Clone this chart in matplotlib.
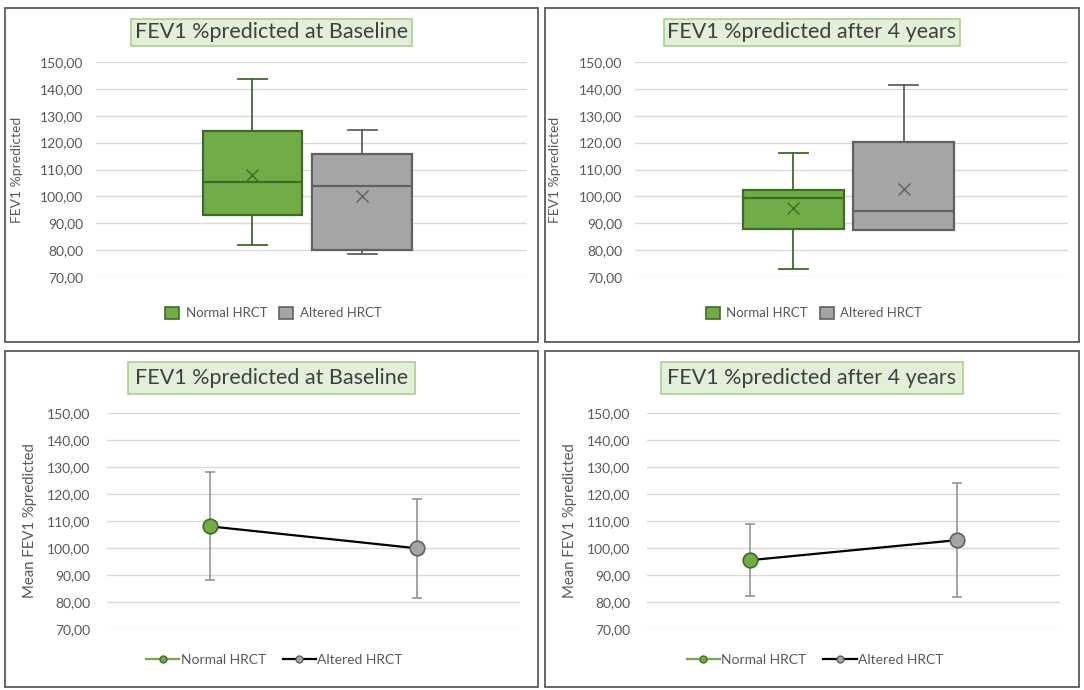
import matplotlib
matplotlib.use("Agg")
import matplotlib.pyplot as plt
from matplotlib.patches import Rectangle, Patch
from matplotlib.lines import Line2D
from matplotlib.ticker import FuncFormatter, MultipleLocator

plt.rcParams['font.family'] = ['Lato', 'DejaVu Sans']

# ---------------- data ----------------
series = ["Normal HRCT", "Altered HRCT"]
titles = ["FEV1 %predicted at Baseline", "FEV1 %predicted after 4 years"]

# box plots (top row)
base_whislo = [82.0, 78.4]
base_q1 = [93.2, 79.9]
base_med = [105.2, 103.9]
base_q3 = [124.3, 115.6]
base_whishi = [143.7, 124.8]
base_boxmean = [107.8, 100.0]

y4_whislo = [73.0, 87.4]
y4_q1 = [88.0, 87.4]
y4_med = [99.5, 94.7]
y4_q3 = [102.5, 120.2]
y4_whishi = [116.3, 141.3]
y4_boxmean = [95.8, 102.9]

# mean +/- SD (bottom row)
base_mean = [108.0, 99.9]
base_sd = [20.0, 18.3]
y4_mean = [95.5, 102.9]
y4_sd = [13.4, 21.2]

# ---------------- style ----------------
GREEN = '#70AD47'
GREEN_EDGE = '#3F6B27'
GREY = '#A5A5A5'
GREY_EDGE = '#616161'
TXT = '#595959'
GRID = '#D9D9D9'

W, H = 1084, 690
fig = plt.figure(figsize=(W / 100, H / 100), dpi=100)


def fx(px):
    return px / W


def fy(py):
    return 1 - py / H


def frame(x0, y0, x1, y1):
    fig.patches.append(Rectangle((fx(x0), fy(y1)), fx(x1) - fx(x0), fy(y0) - fy(y1),
                                 transform=fig.transFigure, fill=False,
                                 edgecolor='#5A5A5A', linewidth=1.3, zorder=0))


def title(text, xc, yc, pad):
    fig.text(fx(xc), fy(yc), text, ha='center', va='center', fontsize=15.5,
             color='#404040',
             bbox=dict(boxstyle=f'square,pad={pad}', facecolor='#E2F0D9',
                       edgecolor='#A9D18E', linewidth=1.2))


fmt = FuncFormatter(lambda v, p: f"{v:.2f}".replace('.', ','))


def style_axes(ax, ylabel, labsize, xlabcoord, pad):
    ax.set_ylim(70, 150)
    ax.yaxis.set_major_locator(MultipleLocator(10))
    ax.yaxis.set_major_formatter(fmt)
    ax.grid(axis='y', color=GRID, linewidth=1)
    ax.set_axisbelow(True)
    for s in ax.spines.values():
        s.set_visible(False)
    ax.tick_params(axis='y', length=0, labelsize=10, labelcolor=TXT, pad=pad)
    ax.tick_params(axis='x', length=0, labelbottom=False)
    ax.set_ylabel(ylabel, fontsize=labsize, color=TXT)
    ax.yaxis.set_label_coords(xlabcoord, 0.5)


frames = [(5, 8, 538, 342), (545, 8, 1079, 342), (5, 351, 538, 687), (545, 351, 1079, 687)]
for f in frames:
    frame(*f)

# ---------------- top row: box plots ----------------
box_sets = [
    (base_whislo, base_q1, base_med, base_q3, base_whishi, base_boxmean),
    (y4_whislo, y4_q1, y4_med, y4_q3, y4_whishi, y4_boxmean),
]
top_axes_px = [(96, 527), (635, 1068)]
top_xlims = [(-1.925, 2.0), (-1.935, 1.99)]
fills = [GREEN, GREY]
edges = [GREEN_EDGE, GREY_EDGE]
positions = [-0.5, 0.5]

for i, (data, (l, r)) in enumerate(zip(box_sets, top_axes_px)):
    ax = fig.add_axes([fx(l), fy(277), fx(r) - fx(l), fy(62) - fy(277)])
    wl, q1, md, q3, wh, mn = data
    for j in range(2):
        st = [dict(whislo=wl[j], q1=q1[j], med=md[j], q3=q3[j], whishi=wh[j],
                   mean=mn[j], fliers=[])]
        ax.bxp(st, positions=[positions[j]], widths=0.91, capwidths=0.26,
               showmeans=True, patch_artist=True,
               boxprops=dict(facecolor=fills[j], edgecolor=edges[j], linewidth=1.6),
               medianprops=dict(color=edges[j], linewidth=1.6),
               whiskerprops=dict(color=edges[j], linewidth=1.3),
               capprops=dict(color=edges[j], linewidth=1.3),
               meanprops=dict(marker='x', markeredgecolor=edges[j], markersize=8,
                              markeredgewidth=1.0))
    ax.set_xlim(*top_xlims[i])
    style_axes(ax, "FEV1 %predicted", 10, -0.17, 9)
    xc = (frames[i][0] + frames[i][2]) / 2
    title(titles[i], xc, 32.5, 0.18)
    handles = [Patch(facecolor=GREEN, edgecolor=GREEN_EDGE, linewidth=1.2),
               Patch(facecolor=GREY, edgecolor=GREY_EDGE, linewidth=1.2)]
    ax.legend(handles, series, loc='center', bbox_to_anchor=(fx(xc + 2), fy(313)),
              bbox_transform=fig.transFigure, ncol=2, frameon=False, fontsize=9.5,
              labelcolor=TXT, handlelength=1.05, handleheight=1.05,
              handletextpad=0.5, columnspacing=0.9)

# ---------------- bottom row: mean +/- SD ----------------
line_sets = [(base_mean, base_sd), (y4_mean, y4_sd)]
bot_axes_px = [(107, 520), (647, 1060)]
cats = [0, 1]
for i, ((mean, sd), (l, r)) in enumerate(zip(line_sets, bot_axes_px)):
    ax = fig.add_axes([fx(l), fy(629), fx(r) - fx(l), fy(413) - fy(629)])
    ax.plot(cats, mean, color='black', linewidth=1.6, zorder=2)
    for j in range(2):
        ax.errorbar([cats[j]], [mean[j]], yerr=[sd[j]], fmt='none', ecolor='#8C8C8C',
                    elinewidth=1.1, capsize=3.3, capthick=1.1, zorder=1)
        ax.plot([cats[j]], [mean[j]], marker='o', markersize=10.5, color=fills[j],
                markeredgecolor=edges[j], markeredgewidth=1.2, linestyle='none', zorder=3)
    ax.set_xlim(-0.5, 1.5)
    style_axes(ax, "Mean FEV1 %predicted", 10.7, -0.17, 12)
    xc = (frames[i + 2][0] + frames[i + 2][2]) / 2
    title(titles[i], xc, 378, 0.3)
    handles = [Line2D([], [], color=GREEN, linewidth=1.6, marker='o', markersize=5,
                      markerfacecolor=GREEN, markeredgecolor=GREEN_EDGE),
               Line2D([], [], color='black', linewidth=1.6, marker='o', markersize=5,
                      markerfacecolor=GREY, markeredgecolor=GREY_EDGE)]
    ax.legend(handles, series, loc='center', bbox_to_anchor=(fx(xc + 3), fy(660)),
              bbox_transform=fig.transFigure, ncol=2, frameon=False, fontsize=10,
              labelcolor=TXT, handlelength=2.4, handletextpad=0.1, columnspacing=1.2)

fig.savefig("out.png", dpi=100, facecolor='white')
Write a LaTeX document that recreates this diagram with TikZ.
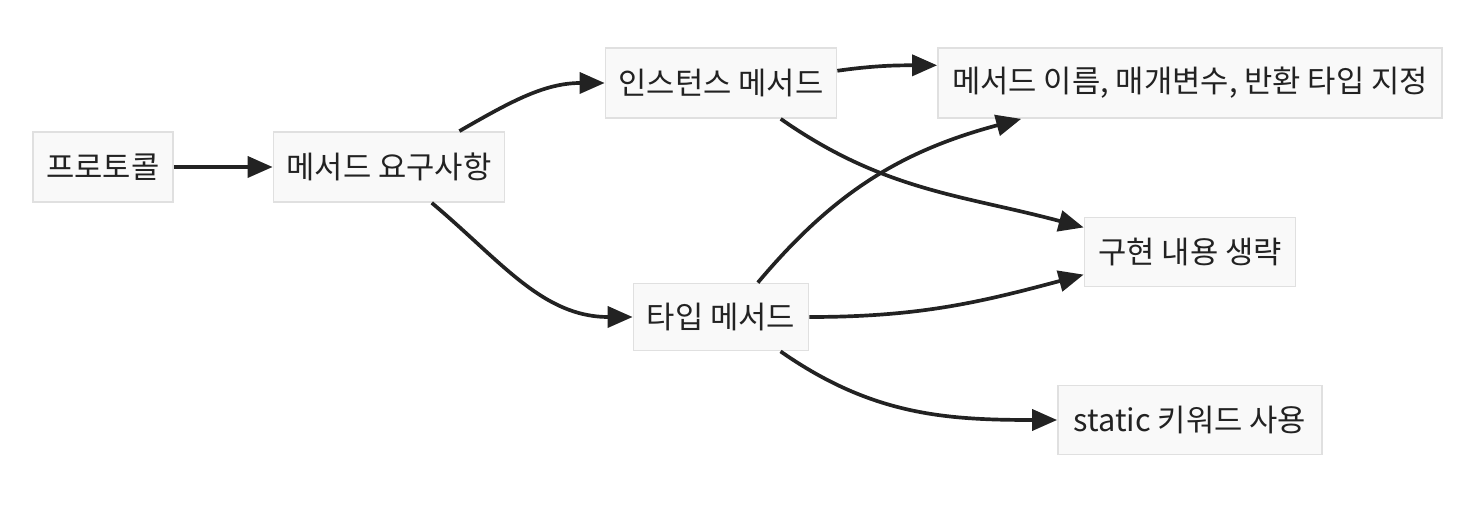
\documentclass[tikz,border=0pt]{standalone}
\usepackage{fontspec}
\setmainfont{Noto Sans CJK KR}
\usepackage{tikz}
\usetikzlibrary{arrows.meta}
\definecolor{boxfill}{RGB}{249,249,249}
\definecolor{boxline}{RGB}{224,224,224}
\definecolor{edgecol}{RGB}{34,34,34}

\begin{document}
\begin{tikzpicture}[>={Triangle[length=0.5cm,width=0.42cm]},
    font=\fontsize{17.5pt}{21pt}\selectfont,
    box/.style={draw=boxline, line width=1pt, fill=boxfill, text=edgecol, inner sep=0pt, minimum height=1.4cm},
    link/.style={->, draw=edgecol, line width=2.1pt}]
    \useasboundingbox (0,0) rectangle (29.64,-10.2);

    \node[box, minimum width=2.8cm] (proto) at (2.06,-3.34) {프로토콜};
    \node[box, minimum width=4.62cm] (req) at (7.78,-3.34) {메서드 요구사항};
    \node[box, minimum width=4.62cm] (inst) at (14.42,-1.66) {인스턴스 메서드};
    \node[box, minimum width=3.5cm, minimum height=1.34cm] (type) at (14.42,-6.34) {타입 메서드};
    \node[box, minimum width=10.08cm] (sig) at (23.8,-1.66) {메서드 이름, 매개변수, 반환 타입 지정};
    \node[box, minimum width=4.22cm, minimum height=1.38cm] (omit) at (23.8,-5.04) {구현 내용 생략};
    \node[box, minimum width=5.28cm, minimum height=1.38cm] (static) at (23.8,-8.4) {static 키워드 사용};

    \draw[link] (proto) -- (req);
    \draw[link] (req.27) to[out=30, in=180] (inst.west);
    \draw[link] (req.-40) to[out=-40, in=180] (type.west);
    \draw[link] (inst.6) to[out=8, in=180] (sig.176);
    \draw[link] (inst.-31) to[out=-35, in=165] (omit.167);
    \draw[link] (type.43) to[out=50, in=195] (sig.192);
    \draw[link] (type.east) to[out=0, in=195] (omit.192);
    \draw[link] (type.-30) to[out=-35, in=180] (static.west);
\end{tikzpicture}
\end{document}
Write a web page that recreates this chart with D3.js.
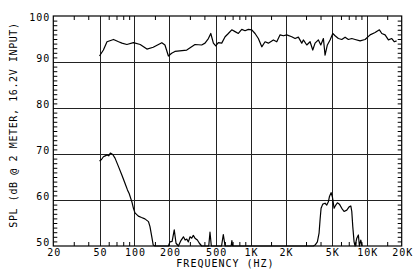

- SHORT EXERCISE -
Up to and including the line containing "fmt = FuncFormatter(lambda", quote each line of the entries above from the very first, please, exactly and without images.

- RESULT FOR THIS EXERCISE -
Clone this chart in matplotlib.
import matplotlib
matplotlib.use("Agg")
import matplotlib.pyplot as plt
from matplotlib.patches import Rectangle, Patch
from matplotlib.lines import Line2D
from matplotlib.ticker import FuncFormatter, MultipleLocator

plt.rcParams['font.family'] = ['Lato', 'DejaVu Sans']

# ---------------- data ----------------
series = ["Normal HRCT", "Altered HRCT"]
titles = ["FEV1 %predicted at Baseline", "FEV1 %predicted after 4 years"]

# box plots (top row)
base_whislo = [82.0, 78.4]
base_q1 = [93.2, 79.9]
base_med = [105.2, 103.9]
base_q3 = [124.3, 115.6]
base_whishi = [143.7, 124.8]
base_boxmean = [107.8, 100.0]

y4_whislo = [73.0, 87.4]
y4_q1 = [88.0, 87.4]
y4_med = [99.5, 94.7]
y4_q3 = [102.5, 120.2]
y4_whishi = [116.3, 141.3]
y4_boxmean = [95.8, 102.9]

# mean +/- SD (bottom row)
base_mean = [108.0, 99.9]
base_sd = [20.0, 18.3]
y4_mean = [95.5, 102.9]
y4_sd = [13.4, 21.2]

# ---------------- style ----------------
GREEN = '#70AD47'
GREEN_EDGE = '#3F6B27'
GREY = '#A5A5A5'
GREY_EDGE = '#616161'
TXT = '#595959'
GRID = '#D9D9D9'

W, H = 1084, 690
fig = plt.figure(figsize=(W / 100, H / 100), dpi=100)


def fx(px):
    return px / W


def fy(py):
    return 1 - py / H


def frame(x0, y0, x1, y1):
    fig.patches.append(Rectangle((fx(x0), fy(y1)), fx(x1) - fx(x0), fy(y0) - fy(y1),
                                 transform=fig.transFigure, fill=False,
                                 edgecolor='#5A5A5A', linewidth=1.3, zorder=0))


def title(text, xc, yc, pad):
    fig.text(fx(xc), fy(yc), text, ha='center', va='center', fontsize=15.5,
             color='#404040',
             bbox=dict(boxstyle=f'square,pad={pad}', facecolor='#E2F0D9',
                       edgecolor='#A9D18E', linewidth=1.2))


fmt = FuncFormatter(lambda v, p: f"{v:.2f}".replace('.', ','))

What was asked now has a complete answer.